Toronto's Kawhi Leonard, left, moves against Golden State's Andre Iguodala in the NBA FinalsToronto's Kawhi Leonard, left, moves against Golden State's Andre Iguodala in the NBA Finals (AFP Photo/EZRA SHAW)
Toronto (Canada) (AFP) - Defending champion Golden State and the Toronto Raptors are battling for supremacy in the NBA Finals, but both teams could lose superstar talent in upcoming free agency for next season.
Toronto's Kawhi Leonard and Marc Gasol and Golden State's injured Kevin Durant as well as Klay Thompson and DeMarcus Cousins are among those expected to be highly prized free agents on the market next month for the 2019-20 campaign.
Players can agree on contract terms for next season starting in July and begin signing new deals on July 6.
Durant, Leonard and Gasol have contract options allowing them to opt out of deals and become free agents after the NBA Finals, as do such stars as Boston's Kyrie Irving and Philadelphia's Jimmy Butler.
Thompson and Cousins become free agents once the Warriors' season is over and their deals conclude.
The Raptors made a trade deal last year for Leonard with San Antonio knowing they were guaranteed only one season with Leonard in Toronto. Their move for Gasol with Memphis at the trade deadline was for a top defender to help the title chase but one who could leave afterwards.
Raptors president Masai Ujiri, who is from Nigeria, says regardless of how the finals turn out, the trust built over the journey will be critical in Toronto's chances of persuading Leonard to stay.
"We're going to be us," Ujiri said. "Kawhi Leonard is a superstar and we're going to treat him like a superstar, but we're also going to do all the natural things I think will help us get to that level to convince Kawhi that this is the place for him.
"The future conversations I've had with Kawhi are about the Golden State Warriors and that's his mindset, what's at hand right now, what's the job right now. And the job right now is to beat the Golden State Warriors."
Ujiri realizes the deal must work for the club and Leonard, who has had to adjust to life in a new nation.
"When he sees with the city, the fan base, basketball, coaching, everything almost has to come together naturally," Ujiri said.
"You hope to build that trust. We know there are two tough moments in sports, trading a player and when a player leaves in free agency. We all have to prepare ourselves for everything. I think we've built this trust in a way that whatever it is, we would have prepared ourselves."
Some Raptors fans were excited at a report Leonard bought property in Toronto but he said Sunday that it wasn't true.

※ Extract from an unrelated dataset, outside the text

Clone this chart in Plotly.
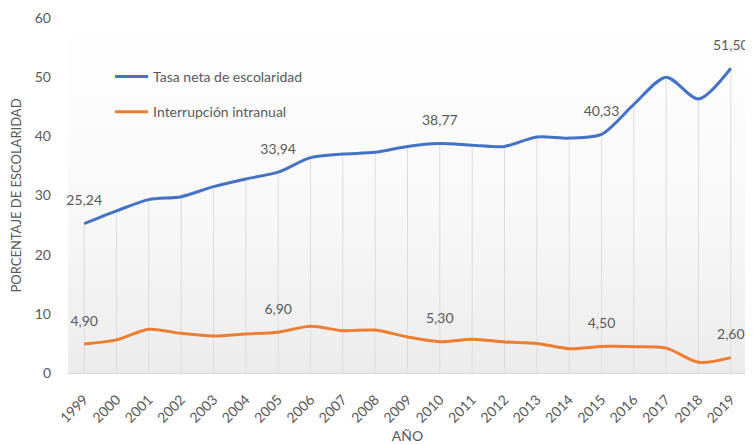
import plotly.graph_objects as go

# data
years = [str(y) for y in range(1999, 2020)]
tasa_neta = [25.24, 27.4, 29.3, 29.8, 31.5, 32.8, 33.94, 36.4, 37.0, 37.3, 38.3,
             38.77, 38.5, 38.3, 39.9, 39.7, 40.33, 45.4, 50.0, 46.3, 51.50]
interrupcion = [4.90, 5.6, 7.4, 6.7, 6.25, 6.6, 6.90, 7.9, 7.15, 7.25, 6.1,
                5.30, 5.7, 5.25, 5.0, 4.1, 4.50, 4.45, 4.2, 1.8, 2.60]
label_years = ["1999", "2005", "2010", "2015", "2019"]
y_ticks = [0, 10, 20, 30, 40, 50, 60]

BLUE = "#4472C4"
ORANGE = "#ED7D31"
TEXT = "#595959"
FONT = "Lato"

fig = go.Figure()

# soft gradient behind the plot area (hidden linear axis underneath)
fig.add_trace(go.Scatter(
    x=[0, 1, 1, 0, 0], y=[0, 0, 60, 60, 0],
    xaxis="x", yaxis="y",
    mode="lines", line=dict(width=0),
    fill="toself",
    fillgradient=dict(type="vertical",
                      colorscale=[[0, "#ececec"], [0.45, "#f8f8f8"], [1, "#ffffff"]]),
    hoverinfo="skip", showlegend=False,
))

# drop lines from the upper series down to the axis
fig.add_trace(go.Scatter(
    x=years, y=tasa_neta, xaxis="x2", yaxis="y",
    mode="markers", marker=dict(size=0.1, opacity=0),
    error_y=dict(type="data", symmetric=False, array=[0] * len(years),
                 arrayminus=tasa_neta, width=0, thickness=1, color="#dcdcdc"),
    hoverinfo="skip", showlegend=False,
))

fig.add_trace(go.Scatter(
    x=years, y=tasa_neta, xaxis="x2", yaxis="y",
    name="Tasa neta de escolaridad", legendgroup="a",
    mode="lines", line=dict(color=BLUE, width=3, shape="spline", smoothing=0.8),
))
fig.add_trace(go.Scatter(
    x=years, y=interrupcion, xaxis="x2", yaxis="y",
    name="Interrupción intranual", legendgroup="b",
    mode="lines", line=dict(color=ORANGE, width=3, shape="spline", smoothing=0.8),
))

# data labels above selected points
for series in (tasa_neta, interrupcion):
    vals = [series[years.index(yr)] for yr in label_years]
    fig.add_trace(go.Scatter(
        x=label_years, y=vals, xaxis="x2", yaxis="y",
        mode="markers+text",
        marker=dict(size=22, opacity=0),
        text=[f"{v:.2f}".replace(".", ",") for v in vals],
        textposition="top center",
        textfont=dict(family=FONT, size=14, color=TEXT),
        hoverinfo="skip", showlegend=False, cliponaxis=False,
    ))

# page body adds an 8px offset, so the figure is 8px smaller than the window
fig.update_layout(
    width=745, height=436,
    margin=dict(l=60, r=6, t=10, b=71, autoexpand=False),
    paper_bgcolor="white",
    plot_bgcolor="white",
    font=dict(family=FONT, size=13, color=TEXT),
    showlegend=True,
    legend=dict(
        x=0.062, y=0.879, xanchor="left", yanchor="top",
        bgcolor="rgba(0,0,0,0)",
        itemwidth=33,
        traceorder="grouped", tracegroupgap=14,
        font=dict(family=FONT, size=14, color=TEXT),
    ),
    xaxis=dict(range=[0, 1], visible=False, fixedrange=True),
    xaxis2=dict(
        overlaying="x", type="category",
        range=[-0.5, 20.5],
        tickangle=-45, automargin=False,
        ticklabelstandoff=12,
        tickfont=dict(family=FONT, size=14, color=TEXT),
        showgrid=False, zeroline=False,
        showline=True, linecolor="#d9d9d9", linewidth=1,
        ticks="",
        title=dict(text="AÑO", standoff=6,
                   font=dict(family=FONT, size=14, color=TEXT)),
    ),
    yaxis=dict(
        range=[0, 60], tickvals=y_ticks, automargin=False,
        showgrid=False, zeroline=False, showline=False,
        ticklabelstandoff=16,
        tickfont=dict(family=FONT, size=14, color=TEXT),
        title=dict(text="PORCENTAJE DE ESCOLARIDAD", standoff=10,
                   font=dict(family=FONT, size=13, color=TEXT)),
    ),
)

fig.write_html("out.html")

There's a lot of money available and plenty of possibilities.
LeBron James would love to lure talent to the Los Angeles Lakers and both Thompson and Leonard are from Los Angeles.

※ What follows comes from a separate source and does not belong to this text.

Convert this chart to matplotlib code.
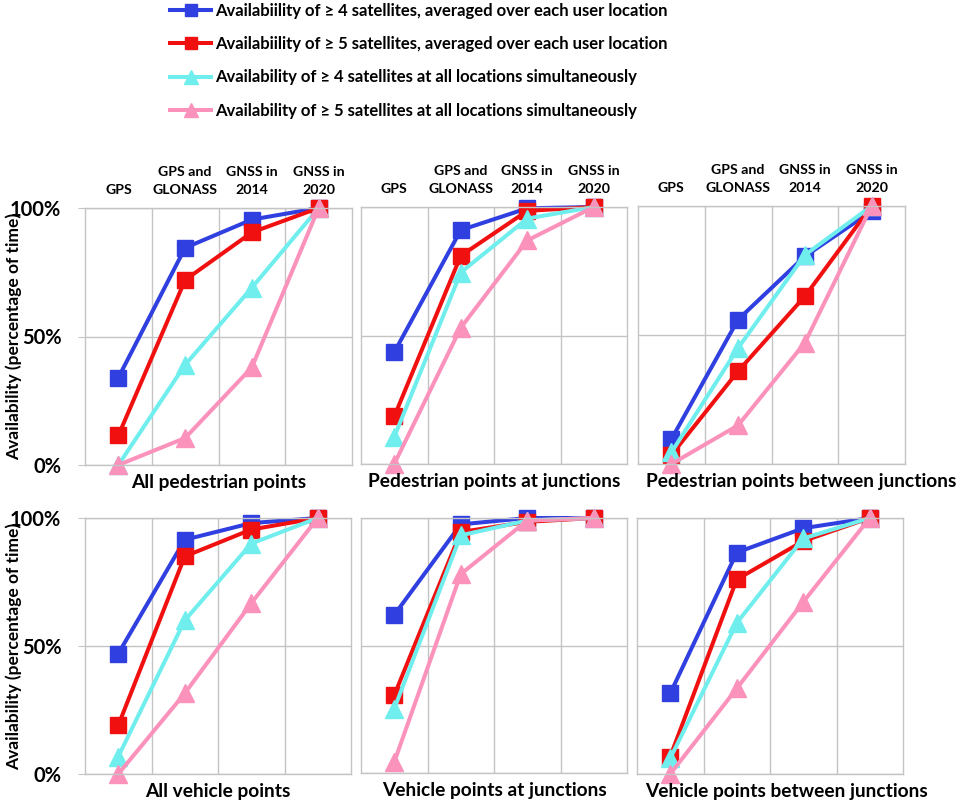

Reports and speculation link Durant to the New York Knicks or Los Angeles Clippers and Leonard or Durant, or both, to the Brooklyn Nets, maybe with Irving.
- 'Nothing is guaranteed' -
Clippers coach Doc Rivers incurred a $50,000 fine from the NBA for comparing Leonard to retired Chicago Bulls icon Michael Jordan.
"I don't really think my legacy is going to ever reach the potential of Michael Jordan," Leonard said. "I just want to play and let people remember I played hard at both ends of the floor, I was a winner, and that's basically it."
The Knicks can be the big spenders in free agency with nearly $73 million available while the Clippers have nearly $60 million and the Nets about $54 million.
The Warriors can offer Thompson a five-year deal for $190 million, better terms than rivals, but that hasn't stopped Thompson from fielding questions about his legacy.
"I just try to enjoy the journey," he said. "You wish to have no end in sight, but everything that's great always comes to an end. So whether that's tomorrow or four years from now, you never know.
"That's the beauty of life. You just got to go out and enjoy every minute with the group of guys you got, because in professional sports nothing is ever guaranteed."